Stated task: All the data must come back unchanged, except that pictures are left out.

Given information:
************
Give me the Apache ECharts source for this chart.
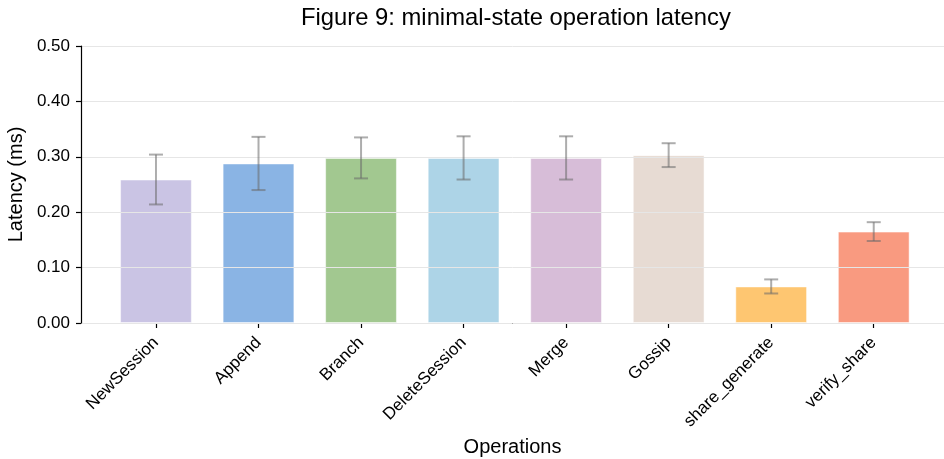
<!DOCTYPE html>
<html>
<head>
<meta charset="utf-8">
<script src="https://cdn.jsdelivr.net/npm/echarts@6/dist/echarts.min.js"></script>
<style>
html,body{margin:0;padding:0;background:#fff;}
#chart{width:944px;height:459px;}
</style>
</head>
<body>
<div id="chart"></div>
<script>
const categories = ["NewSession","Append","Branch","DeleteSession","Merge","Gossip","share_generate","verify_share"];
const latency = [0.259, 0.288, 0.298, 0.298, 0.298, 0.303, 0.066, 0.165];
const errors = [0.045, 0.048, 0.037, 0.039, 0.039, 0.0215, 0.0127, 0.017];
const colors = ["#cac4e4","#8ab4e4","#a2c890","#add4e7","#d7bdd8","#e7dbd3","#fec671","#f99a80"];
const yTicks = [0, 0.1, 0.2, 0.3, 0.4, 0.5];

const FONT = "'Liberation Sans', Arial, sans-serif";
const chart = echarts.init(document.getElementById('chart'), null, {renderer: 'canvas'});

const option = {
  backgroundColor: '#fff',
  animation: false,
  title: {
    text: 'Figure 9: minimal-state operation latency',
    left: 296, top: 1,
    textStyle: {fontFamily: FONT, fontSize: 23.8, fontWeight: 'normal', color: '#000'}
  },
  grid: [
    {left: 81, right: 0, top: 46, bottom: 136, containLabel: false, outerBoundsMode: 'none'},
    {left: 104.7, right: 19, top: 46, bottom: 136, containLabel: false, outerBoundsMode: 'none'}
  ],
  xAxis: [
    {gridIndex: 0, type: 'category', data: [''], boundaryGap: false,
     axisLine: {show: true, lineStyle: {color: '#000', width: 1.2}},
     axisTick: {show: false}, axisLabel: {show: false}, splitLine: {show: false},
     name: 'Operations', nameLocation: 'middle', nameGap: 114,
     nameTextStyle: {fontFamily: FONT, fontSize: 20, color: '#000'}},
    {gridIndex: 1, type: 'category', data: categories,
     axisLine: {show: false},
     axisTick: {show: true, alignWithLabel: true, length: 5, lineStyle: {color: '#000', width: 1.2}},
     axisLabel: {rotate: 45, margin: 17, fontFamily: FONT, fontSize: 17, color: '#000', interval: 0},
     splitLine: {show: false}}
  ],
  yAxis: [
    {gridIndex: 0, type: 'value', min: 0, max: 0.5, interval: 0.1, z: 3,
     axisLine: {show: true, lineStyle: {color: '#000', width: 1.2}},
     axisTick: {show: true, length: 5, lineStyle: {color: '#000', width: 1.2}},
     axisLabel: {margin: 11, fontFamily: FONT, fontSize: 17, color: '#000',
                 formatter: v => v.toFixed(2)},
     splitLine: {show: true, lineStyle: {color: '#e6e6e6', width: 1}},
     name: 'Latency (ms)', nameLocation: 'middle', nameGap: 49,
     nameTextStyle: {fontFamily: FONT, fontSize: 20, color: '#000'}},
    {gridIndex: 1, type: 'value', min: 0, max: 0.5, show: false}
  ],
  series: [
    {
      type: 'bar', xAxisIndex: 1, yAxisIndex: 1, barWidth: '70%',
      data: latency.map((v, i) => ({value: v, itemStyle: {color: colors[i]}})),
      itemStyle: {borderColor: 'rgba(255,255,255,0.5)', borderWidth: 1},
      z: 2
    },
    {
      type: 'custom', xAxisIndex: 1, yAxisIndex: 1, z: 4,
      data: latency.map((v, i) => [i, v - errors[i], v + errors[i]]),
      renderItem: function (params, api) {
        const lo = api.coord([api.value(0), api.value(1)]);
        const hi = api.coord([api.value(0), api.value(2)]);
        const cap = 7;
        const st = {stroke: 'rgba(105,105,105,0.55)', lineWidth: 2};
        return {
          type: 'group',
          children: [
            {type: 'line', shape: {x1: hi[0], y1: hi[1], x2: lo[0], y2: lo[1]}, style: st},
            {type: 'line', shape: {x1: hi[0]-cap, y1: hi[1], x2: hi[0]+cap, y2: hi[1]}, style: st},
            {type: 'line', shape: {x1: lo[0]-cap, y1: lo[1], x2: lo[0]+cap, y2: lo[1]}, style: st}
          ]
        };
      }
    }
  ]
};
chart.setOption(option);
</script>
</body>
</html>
************
Final answer:
Give me the Apache ECharts source for this chart.
<!DOCTYPE html>
<html>
<head>
<meta charset="utf-8">
<script src="https://cdn.jsdelivr.net/npm/echarts@6/dist/echarts.min.js"></script>
<style>
html,body{margin:0;padding:0;background:#fff;}
#chart{width:944px;height:459px;}
</style>
</head>
<body>
<div id="chart"></div>
<script>
const categories = ["NewSession","Append","Branch","DeleteSession","Merge","Gossip","share_generate","verify_share"];
const latency = [0.259, 0.288, 0.298, 0.298, 0.298, 0.303, 0.066, 0.165];
const errors = [0.045, 0.048, 0.037, 0.039, 0.039, 0.0215, 0.0127, 0.017];
const colors = ["#cac4e4","#8ab4e4","#a2c890","#add4e7","#d7bdd8","#e7dbd3","#fec671","#f99a80"];
const yTicks = [0, 0.1, 0.2, 0.3, 0.4, 0.5];

const FONT = "'Liberation Sans', Arial, sans-serif";
const chart = echarts.init(document.getElementById('chart'), null, {renderer: 'canvas'});

const option = {
  backgroundColor: '#fff',
  animation: false,
  title: {
    text: 'Figure 9: minimal-state operation latency',
    left: 296, top: 1,
    textStyle: {fontFamily: FONT, fontSize: 23.8, fontWeight: 'normal', color: '#000'}
  },
  grid: [
    {left: 81, right: 0, top: 46, bottom: 136, containLabel: false, outerBoundsMode: 'none'},
    {left: 104.7, right: 19, top: 46, bottom: 136, containLabel: false, outerBoundsMode: 'none'}
  ],
  xAxis: [
    {gridIndex: 0, type: 'category', data: [''], boundaryGap: false,
     axisLine: {show: true, lineStyle: {color: '#000', width: 1.2}},
     axisTick: {show: false}, axisLabel: {show: false}, splitLine: {show: false},
     name: 'Operations', nameLocation: 'middle', nameGap: 114,
     nameTextStyle: {fontFamily: FONT, fontSize: 20, color: '#000'}},
    {gridIndex: 1, type: 'category', data: categories,
     axisLine: {show: false},
     axisTick: {show: true, alignWithLabel: true, length: 5, lineStyle: {color: '#000', width: 1.2}},
     axisLabel: {rotate: 45, margin: 17, fontFamily: FONT, fontSize: 17, color: '#000', interval: 0},
     splitLine: {show: false}}
  ],
  yAxis: [
    {gridIndex: 0, type: 'value', min: 0, max: 0.5, interval: 0.1, z: 3,
     axisLine: {show: true, lineStyle: {color: '#000', width: 1.2}},
     axisTick: {show: true, length: 5, lineStyle: {color: '#000', width: 1.2}},
     axisLabel: {margin: 11, fontFamily: FONT, fontSize: 17, color: '#000',
                 formatter: v => v.toFixed(2)},
     splitLine: {show: true, lineStyle: {color: '#e6e6e6', width: 1}},
     name: 'Latency (ms)', nameLocation: 'middle', nameGap: 49,
     nameTextStyle: {fontFamily: FONT, fontSize: 20, color: '#000'}},
    {gridIndex: 1, type: 'value', min: 0, max: 0.5, show: false}
  ],
  series: [
    {
      type: 'bar', xAxisIndex: 1, yAxisIndex: 1, barWidth: '70%',
      data: latency.map((v, i) => ({value: v, itemStyle: {color: colors[i]}})),
      itemStyle: {borderColor: 'rgba(255,255,255,0.5)', borderWidth: 1},
      z: 2
    },
    {
      type: 'custom', xAxisIndex: 1, yAxisIndex: 1, z: 4,
      data: latency.map((v, i) => [i, v - errors[i], v + errors[i]]),
      renderItem: function (params, api) {
        const lo = api.coord([api.value(0), api.value(1)]);
        const hi = api.coord([api.value(0), api.value(2)]);
        const cap = 7;
        const st = {stroke: 'rgba(105,105,105,0.55)', lineWidth: 2};
        return {
          type: 'group',
          children: [
            {type: 'line', shape: {x1: hi[0], y1: hi[1], x2: lo[0], y2: lo[1]}, style: st},
            {type: 'line', shape: {x1: hi[0]-cap, y1: hi[1], x2: hi[0]+cap, y2: hi[1]}, style: st},
            {type: 'line', shape: {x1: lo[0]-cap, y1: lo[1], x2: lo[0]+cap, y2: lo[1]}, style: st}
          ]
        };
      }
    }
  ]
};
chart.setOption(option);
</script>
</body>
</html>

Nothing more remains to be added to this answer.